* start *
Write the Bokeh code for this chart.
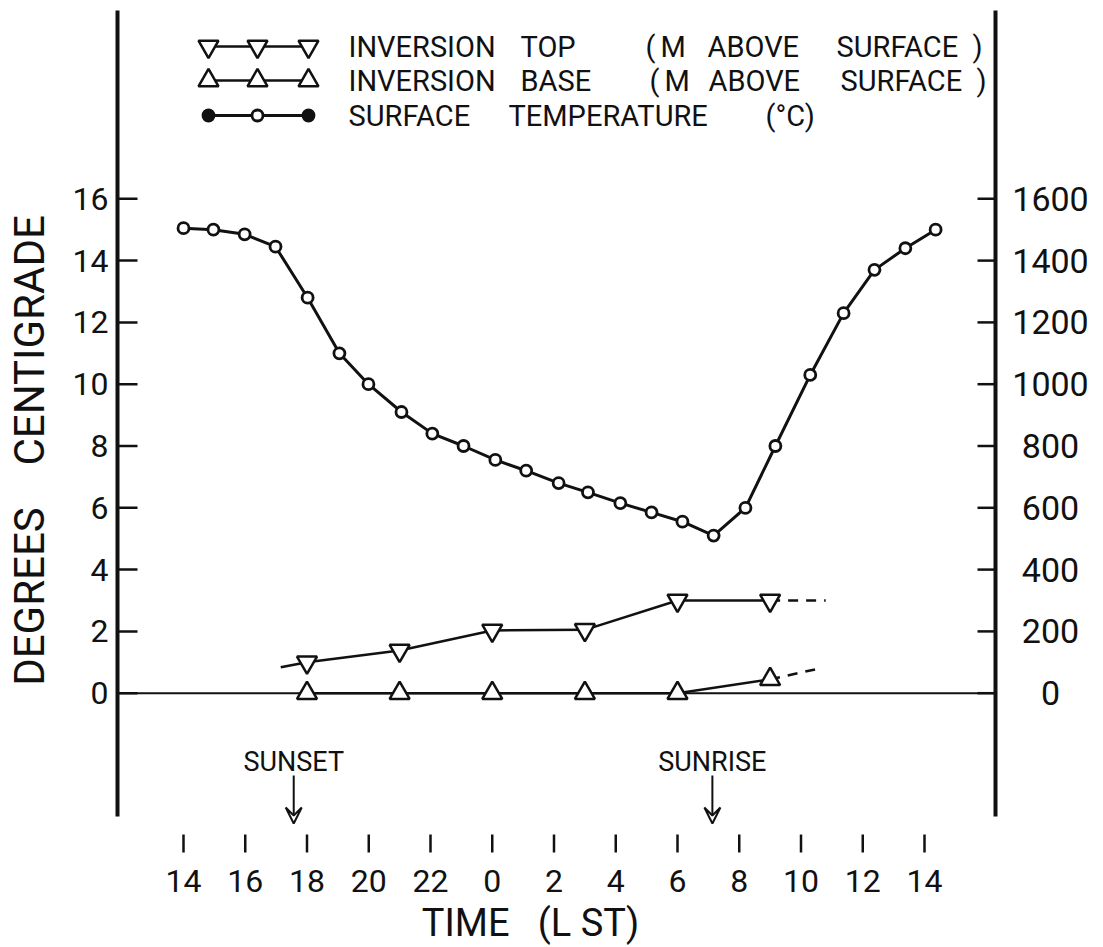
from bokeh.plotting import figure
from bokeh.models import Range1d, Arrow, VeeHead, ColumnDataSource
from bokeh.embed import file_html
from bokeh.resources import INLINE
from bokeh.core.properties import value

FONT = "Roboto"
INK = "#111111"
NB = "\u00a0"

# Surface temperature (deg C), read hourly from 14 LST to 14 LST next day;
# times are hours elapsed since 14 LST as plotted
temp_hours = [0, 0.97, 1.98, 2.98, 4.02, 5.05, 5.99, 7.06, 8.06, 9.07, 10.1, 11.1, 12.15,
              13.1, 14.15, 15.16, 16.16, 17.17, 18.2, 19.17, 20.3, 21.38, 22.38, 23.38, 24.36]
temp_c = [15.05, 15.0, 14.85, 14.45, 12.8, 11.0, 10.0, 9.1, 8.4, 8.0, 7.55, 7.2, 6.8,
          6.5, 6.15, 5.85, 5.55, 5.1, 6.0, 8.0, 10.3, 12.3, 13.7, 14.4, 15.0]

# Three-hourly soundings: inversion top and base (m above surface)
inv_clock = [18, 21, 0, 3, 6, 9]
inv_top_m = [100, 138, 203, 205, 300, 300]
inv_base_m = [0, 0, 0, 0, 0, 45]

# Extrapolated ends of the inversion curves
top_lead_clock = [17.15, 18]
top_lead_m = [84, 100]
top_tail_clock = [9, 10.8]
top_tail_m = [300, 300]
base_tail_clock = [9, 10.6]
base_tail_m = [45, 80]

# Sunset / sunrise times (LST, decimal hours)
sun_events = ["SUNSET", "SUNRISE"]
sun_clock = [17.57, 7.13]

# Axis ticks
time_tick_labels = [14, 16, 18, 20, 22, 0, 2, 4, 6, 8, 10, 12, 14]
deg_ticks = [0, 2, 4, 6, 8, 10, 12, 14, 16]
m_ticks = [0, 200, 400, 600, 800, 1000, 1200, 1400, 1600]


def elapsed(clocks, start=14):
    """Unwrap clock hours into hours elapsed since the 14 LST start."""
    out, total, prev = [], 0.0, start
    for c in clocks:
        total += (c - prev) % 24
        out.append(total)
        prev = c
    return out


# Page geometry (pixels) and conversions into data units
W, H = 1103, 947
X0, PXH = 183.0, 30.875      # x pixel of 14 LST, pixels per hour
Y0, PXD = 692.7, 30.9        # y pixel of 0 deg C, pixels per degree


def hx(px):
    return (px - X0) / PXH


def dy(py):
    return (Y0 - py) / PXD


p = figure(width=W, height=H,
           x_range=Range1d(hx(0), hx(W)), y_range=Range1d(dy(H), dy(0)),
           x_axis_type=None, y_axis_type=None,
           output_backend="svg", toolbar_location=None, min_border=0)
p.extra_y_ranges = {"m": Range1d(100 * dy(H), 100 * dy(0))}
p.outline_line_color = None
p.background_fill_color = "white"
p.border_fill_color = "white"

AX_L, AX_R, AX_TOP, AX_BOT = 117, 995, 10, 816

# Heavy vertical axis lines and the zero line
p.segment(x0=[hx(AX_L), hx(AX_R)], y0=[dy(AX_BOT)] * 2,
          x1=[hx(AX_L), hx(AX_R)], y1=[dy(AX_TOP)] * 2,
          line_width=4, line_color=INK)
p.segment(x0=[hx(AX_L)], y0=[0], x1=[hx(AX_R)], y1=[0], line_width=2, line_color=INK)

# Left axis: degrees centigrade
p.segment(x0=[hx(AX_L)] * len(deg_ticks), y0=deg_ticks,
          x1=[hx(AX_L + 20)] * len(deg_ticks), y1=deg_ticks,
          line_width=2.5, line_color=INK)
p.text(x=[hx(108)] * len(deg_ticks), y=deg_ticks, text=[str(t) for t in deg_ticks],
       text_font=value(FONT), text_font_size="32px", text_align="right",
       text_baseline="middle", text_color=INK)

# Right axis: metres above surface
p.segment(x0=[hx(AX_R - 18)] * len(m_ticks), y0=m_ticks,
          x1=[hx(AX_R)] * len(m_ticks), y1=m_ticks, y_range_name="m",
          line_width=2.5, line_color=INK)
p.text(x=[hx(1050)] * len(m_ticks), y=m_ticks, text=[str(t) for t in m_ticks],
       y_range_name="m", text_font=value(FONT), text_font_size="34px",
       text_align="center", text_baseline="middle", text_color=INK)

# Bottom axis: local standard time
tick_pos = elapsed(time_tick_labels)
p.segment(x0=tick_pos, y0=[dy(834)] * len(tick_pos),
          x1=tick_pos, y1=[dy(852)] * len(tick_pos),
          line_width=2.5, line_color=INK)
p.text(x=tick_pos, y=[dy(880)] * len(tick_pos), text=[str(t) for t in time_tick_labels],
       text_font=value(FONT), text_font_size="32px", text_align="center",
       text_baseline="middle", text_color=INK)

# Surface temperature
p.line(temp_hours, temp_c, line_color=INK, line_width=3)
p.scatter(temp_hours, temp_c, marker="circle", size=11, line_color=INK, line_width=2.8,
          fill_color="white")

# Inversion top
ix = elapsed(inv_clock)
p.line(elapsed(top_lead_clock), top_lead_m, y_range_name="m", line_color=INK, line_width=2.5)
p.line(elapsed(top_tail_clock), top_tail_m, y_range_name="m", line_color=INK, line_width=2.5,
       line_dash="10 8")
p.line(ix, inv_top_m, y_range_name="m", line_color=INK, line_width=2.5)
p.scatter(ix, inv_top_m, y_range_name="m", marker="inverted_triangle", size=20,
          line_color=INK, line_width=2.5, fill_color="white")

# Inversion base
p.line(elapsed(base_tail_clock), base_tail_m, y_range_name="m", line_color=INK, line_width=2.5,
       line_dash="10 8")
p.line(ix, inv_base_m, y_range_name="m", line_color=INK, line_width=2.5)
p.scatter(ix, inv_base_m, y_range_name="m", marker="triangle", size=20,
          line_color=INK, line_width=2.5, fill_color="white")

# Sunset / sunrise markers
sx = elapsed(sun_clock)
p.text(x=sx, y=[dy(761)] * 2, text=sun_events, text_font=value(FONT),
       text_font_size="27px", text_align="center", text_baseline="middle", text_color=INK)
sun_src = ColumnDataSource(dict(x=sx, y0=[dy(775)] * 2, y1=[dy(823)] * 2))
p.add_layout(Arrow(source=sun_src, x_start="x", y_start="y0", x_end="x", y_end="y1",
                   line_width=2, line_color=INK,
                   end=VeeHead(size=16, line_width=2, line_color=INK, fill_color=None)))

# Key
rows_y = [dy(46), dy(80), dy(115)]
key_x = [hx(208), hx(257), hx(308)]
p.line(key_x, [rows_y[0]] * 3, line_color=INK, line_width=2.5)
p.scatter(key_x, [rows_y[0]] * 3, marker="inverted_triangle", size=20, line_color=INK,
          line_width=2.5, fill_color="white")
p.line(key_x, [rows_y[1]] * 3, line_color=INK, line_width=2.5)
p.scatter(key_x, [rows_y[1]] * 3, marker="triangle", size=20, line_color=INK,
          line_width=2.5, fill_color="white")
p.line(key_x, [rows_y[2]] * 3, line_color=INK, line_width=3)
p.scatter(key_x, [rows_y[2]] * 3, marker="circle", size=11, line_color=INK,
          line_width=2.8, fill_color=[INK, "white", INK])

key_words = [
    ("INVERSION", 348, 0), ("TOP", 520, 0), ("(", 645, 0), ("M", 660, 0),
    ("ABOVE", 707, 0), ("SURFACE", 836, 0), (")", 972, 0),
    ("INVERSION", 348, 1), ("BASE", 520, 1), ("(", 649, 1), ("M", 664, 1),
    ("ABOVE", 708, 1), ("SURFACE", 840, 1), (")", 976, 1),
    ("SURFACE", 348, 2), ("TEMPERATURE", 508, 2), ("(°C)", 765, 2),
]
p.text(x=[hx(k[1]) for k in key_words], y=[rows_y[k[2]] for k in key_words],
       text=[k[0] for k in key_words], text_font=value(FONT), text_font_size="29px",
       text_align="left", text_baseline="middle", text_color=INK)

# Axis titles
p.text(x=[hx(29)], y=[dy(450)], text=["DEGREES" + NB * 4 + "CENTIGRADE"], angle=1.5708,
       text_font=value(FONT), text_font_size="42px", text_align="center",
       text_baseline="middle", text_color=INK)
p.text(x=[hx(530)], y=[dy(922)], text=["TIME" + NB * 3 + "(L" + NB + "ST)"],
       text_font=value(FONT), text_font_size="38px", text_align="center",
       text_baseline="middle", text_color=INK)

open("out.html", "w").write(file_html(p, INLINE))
* end *
TO DO: Reproduce the material above exactly, first line through the line that contains "inv_base_m = [0, 0, 0, 0, 0, 45]", minus the pictures.

COMPLETED TASK:
Write the Bokeh code for this chart.
from bokeh.plotting import figure
from bokeh.models import Range1d, Arrow, VeeHead, ColumnDataSource
from bokeh.embed import file_html
from bokeh.resources import INLINE
from bokeh.core.properties import value

FONT = "Roboto"
INK = "#111111"
NB = "\u00a0"

# Surface temperature (deg C), read hourly from 14 LST to 14 LST next day;
# times are hours elapsed since 14 LST as plotted
temp_hours = [0, 0.97, 1.98, 2.98, 4.02, 5.05, 5.99, 7.06, 8.06, 9.07, 10.1, 11.1, 12.15,
              13.1, 14.15, 15.16, 16.16, 17.17, 18.2, 19.17, 20.3, 21.38, 22.38, 23.38, 24.36]
temp_c = [15.05, 15.0, 14.85, 14.45, 12.8, 11.0, 10.0, 9.1, 8.4, 8.0, 7.55, 7.2, 6.8,
          6.5, 6.15, 5.85, 5.55, 5.1, 6.0, 8.0, 10.3, 12.3, 13.7, 14.4, 15.0]

# Three-hourly soundings: inversion top and base (m above surface)
inv_clock = [18, 21, 0, 3, 6, 9]
inv_top_m = [100, 138, 203, 205, 300, 300]
inv_base_m = [0, 0, 0, 0, 0, 45]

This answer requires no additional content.